SHORT EXERCISE:
Pictures stay out of this copy, which runs from the first line of the material through the line containing "plt.rcParams['font.family'] = ['DejaVu Sans']".

DATA SECTION:
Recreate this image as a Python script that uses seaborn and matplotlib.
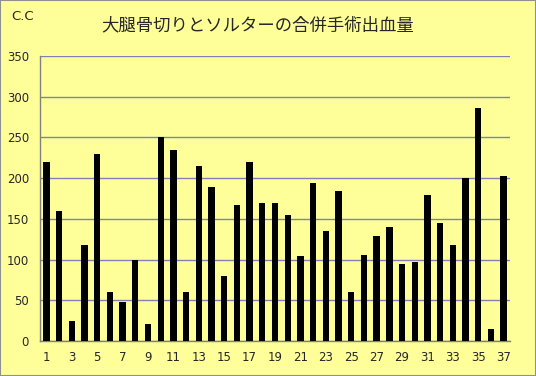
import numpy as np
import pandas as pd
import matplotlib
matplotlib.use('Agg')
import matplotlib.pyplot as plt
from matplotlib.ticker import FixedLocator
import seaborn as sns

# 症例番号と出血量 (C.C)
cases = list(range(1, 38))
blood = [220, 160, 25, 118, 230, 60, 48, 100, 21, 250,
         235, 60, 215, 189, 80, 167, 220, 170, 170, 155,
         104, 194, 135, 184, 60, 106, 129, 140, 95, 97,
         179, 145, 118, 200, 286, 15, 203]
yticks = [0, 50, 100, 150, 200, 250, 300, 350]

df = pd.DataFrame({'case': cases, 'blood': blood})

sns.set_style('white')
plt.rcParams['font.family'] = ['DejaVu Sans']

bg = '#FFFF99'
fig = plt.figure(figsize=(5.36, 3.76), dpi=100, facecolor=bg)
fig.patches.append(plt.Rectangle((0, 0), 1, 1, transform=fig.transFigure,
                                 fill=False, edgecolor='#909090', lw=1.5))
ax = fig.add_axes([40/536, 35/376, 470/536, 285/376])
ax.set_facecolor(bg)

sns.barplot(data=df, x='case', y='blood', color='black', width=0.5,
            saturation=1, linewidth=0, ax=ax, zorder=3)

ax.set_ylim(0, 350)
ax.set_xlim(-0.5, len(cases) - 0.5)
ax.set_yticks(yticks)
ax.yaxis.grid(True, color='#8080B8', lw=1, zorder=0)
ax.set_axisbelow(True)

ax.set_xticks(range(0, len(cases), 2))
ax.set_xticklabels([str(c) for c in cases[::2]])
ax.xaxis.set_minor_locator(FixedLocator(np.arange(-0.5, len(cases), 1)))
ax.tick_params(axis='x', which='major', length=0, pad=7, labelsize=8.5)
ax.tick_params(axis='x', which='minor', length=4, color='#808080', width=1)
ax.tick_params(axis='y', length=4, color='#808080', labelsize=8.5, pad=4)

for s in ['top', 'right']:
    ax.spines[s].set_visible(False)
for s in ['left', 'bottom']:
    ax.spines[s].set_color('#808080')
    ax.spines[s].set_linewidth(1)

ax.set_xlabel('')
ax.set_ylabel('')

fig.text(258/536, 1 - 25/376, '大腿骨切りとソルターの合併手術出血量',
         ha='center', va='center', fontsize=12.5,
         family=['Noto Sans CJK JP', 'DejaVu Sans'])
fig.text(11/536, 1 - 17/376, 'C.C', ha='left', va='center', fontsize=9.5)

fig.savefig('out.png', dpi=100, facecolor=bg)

FINISHED EXERCISE:
Recreate this image as a Python script that uses seaborn and matplotlib.
import numpy as np
import pandas as pd
import matplotlib
matplotlib.use('Agg')
import matplotlib.pyplot as plt
from matplotlib.ticker import FixedLocator
import seaborn as sns

# 症例番号と出血量 (C.C)
cases = list(range(1, 38))
blood = [220, 160, 25, 118, 230, 60, 48, 100, 21, 250,
         235, 60, 215, 189, 80, 167, 220, 170, 170, 155,
         104, 194, 135, 184, 60, 106, 129, 140, 95, 97,
         179, 145, 118, 200, 286, 15, 203]
yticks = [0, 50, 100, 150, 200, 250, 300, 350]

df = pd.DataFrame({'case': cases, 'blood': blood})

sns.set_style('white')
plt.rcParams['font.family'] = ['DejaVu Sans']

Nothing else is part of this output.